Что бесчестное? Честное?
Что горит? Что темно?
Я иду в неизвестное,
Посылая Льву Толстому «Горящие здания», Бальмонт писал 6 декабря 1901 г.: «Эта книга – сплошной крик души разорванной и, если хотите, убогой, уродливой. Но я не откажусь ни от одной страницы, и – пока – люблю уродство не меньше, чем гармонию».[694]
Бальмонт был прежде всего поэтом любви и природы, поэтом-пантеистом. Но любил он, – как верно подметил Брюсов, – богатые оттенками душевные переживания, «а не человека, чувство, а не женщину».[695]

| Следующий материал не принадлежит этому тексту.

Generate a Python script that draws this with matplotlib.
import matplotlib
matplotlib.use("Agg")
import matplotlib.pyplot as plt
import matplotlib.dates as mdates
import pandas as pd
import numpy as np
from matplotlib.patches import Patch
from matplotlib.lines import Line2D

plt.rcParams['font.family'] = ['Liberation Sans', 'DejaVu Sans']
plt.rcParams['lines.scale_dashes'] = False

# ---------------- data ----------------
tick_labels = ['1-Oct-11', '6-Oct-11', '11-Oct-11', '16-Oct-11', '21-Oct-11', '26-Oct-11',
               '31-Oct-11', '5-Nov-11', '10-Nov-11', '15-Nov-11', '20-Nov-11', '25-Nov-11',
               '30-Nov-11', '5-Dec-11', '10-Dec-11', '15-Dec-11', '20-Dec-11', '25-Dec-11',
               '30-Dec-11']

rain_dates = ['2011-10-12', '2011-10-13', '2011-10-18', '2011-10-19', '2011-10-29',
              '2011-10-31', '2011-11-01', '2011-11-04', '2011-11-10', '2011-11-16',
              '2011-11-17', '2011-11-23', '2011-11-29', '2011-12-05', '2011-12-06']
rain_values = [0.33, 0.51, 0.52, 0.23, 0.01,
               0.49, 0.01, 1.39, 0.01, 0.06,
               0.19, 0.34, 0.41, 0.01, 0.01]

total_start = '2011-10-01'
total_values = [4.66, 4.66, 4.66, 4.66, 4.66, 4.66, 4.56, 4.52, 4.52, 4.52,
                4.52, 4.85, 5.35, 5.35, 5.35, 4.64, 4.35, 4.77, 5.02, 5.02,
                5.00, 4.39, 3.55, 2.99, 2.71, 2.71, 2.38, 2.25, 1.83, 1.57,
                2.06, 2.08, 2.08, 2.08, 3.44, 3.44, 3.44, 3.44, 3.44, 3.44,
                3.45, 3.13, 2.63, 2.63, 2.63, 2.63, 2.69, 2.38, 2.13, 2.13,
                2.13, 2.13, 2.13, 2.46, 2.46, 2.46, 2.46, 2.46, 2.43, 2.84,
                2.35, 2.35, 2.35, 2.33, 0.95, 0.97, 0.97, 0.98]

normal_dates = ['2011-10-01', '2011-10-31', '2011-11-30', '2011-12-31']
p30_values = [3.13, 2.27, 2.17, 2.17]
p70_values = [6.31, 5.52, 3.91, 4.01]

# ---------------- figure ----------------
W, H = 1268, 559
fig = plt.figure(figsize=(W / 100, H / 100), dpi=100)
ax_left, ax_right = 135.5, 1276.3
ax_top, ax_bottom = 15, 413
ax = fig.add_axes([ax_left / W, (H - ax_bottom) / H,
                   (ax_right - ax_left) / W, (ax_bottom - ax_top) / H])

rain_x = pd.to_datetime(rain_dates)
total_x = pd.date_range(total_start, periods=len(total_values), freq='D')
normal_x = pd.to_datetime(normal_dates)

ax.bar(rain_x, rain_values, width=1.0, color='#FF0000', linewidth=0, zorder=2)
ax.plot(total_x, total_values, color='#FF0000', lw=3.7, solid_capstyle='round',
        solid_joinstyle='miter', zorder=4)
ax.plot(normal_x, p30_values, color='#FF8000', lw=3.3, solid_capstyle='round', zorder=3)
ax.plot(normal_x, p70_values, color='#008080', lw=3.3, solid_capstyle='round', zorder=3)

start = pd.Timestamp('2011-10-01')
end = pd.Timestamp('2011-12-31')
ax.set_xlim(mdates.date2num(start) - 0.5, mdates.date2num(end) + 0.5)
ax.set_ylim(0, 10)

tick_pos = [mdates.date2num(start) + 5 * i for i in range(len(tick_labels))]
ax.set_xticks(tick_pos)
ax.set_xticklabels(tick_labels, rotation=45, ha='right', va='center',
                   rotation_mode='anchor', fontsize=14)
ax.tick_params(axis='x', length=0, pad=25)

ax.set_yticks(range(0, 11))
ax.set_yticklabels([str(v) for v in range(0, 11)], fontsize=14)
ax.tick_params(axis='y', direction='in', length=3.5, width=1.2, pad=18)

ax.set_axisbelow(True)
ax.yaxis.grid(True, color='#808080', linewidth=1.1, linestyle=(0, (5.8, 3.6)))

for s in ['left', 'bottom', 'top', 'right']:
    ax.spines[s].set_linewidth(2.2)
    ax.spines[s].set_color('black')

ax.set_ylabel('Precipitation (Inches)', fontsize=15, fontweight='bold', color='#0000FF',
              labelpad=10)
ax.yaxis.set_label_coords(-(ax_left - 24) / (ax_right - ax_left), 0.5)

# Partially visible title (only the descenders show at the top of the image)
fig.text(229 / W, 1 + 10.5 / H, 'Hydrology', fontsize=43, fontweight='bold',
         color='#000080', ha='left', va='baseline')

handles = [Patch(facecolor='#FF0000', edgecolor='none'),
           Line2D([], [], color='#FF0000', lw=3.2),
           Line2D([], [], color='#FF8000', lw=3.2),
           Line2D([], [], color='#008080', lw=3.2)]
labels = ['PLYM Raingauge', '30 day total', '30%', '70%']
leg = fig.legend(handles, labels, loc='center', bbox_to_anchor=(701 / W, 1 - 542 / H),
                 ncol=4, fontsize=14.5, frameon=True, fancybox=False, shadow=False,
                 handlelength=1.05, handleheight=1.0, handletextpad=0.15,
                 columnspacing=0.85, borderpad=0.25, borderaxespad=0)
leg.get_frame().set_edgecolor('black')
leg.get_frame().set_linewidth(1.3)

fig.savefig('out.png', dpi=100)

Обращение к природе обычно содействовало воссозданию импрессионистического «пейзажа души» поэта, но вместе с тем ему, выросшему в русской деревне, нередко удавалось придать субъективно увиденному общепонятное лирическое звучание. Так, в стихотворении «Безглагольность» (1900) выразительно отмечена неяркая красота русской природы.
Есть в русской природе усталая нежность,
Безмолвная боль затаенной печали,
Безвыходность горя, безгласность, безбрежность,
Холодная высь, уходящие дали.
Приди на рассвете на склон косогора, –
Над зябкой рекою дымится прохлада,
Чернеет громада застывшего бора,
И сердцу так больно, и сердце не радо.
Недвижный камыш. Не трепещет осока.
Глубокая тишь. Безглагольность покоя.
Луга убегают далёко-далёко.
Во всем утомленье – глухое, немое.
(с. 293)
Помимо музыкальности, «певучести» стиха (Бальмонт писал: «Поэзия есть внутренняя Музыка, внешне выраженная размерною речью»),[696] впечатление поэтической новизны создавали часто используемые Бальмонтом внутренние рифмы. Так, необычно прозвучала его «Фантазия» (1893), в которой внутренние рифмы скрепляли полустишия и последующую строку (выделяем их курсивом):
Как живые изваянья, в искрах лунного сиянья,
Чуть трепещут очертанья сосен, елей и берез.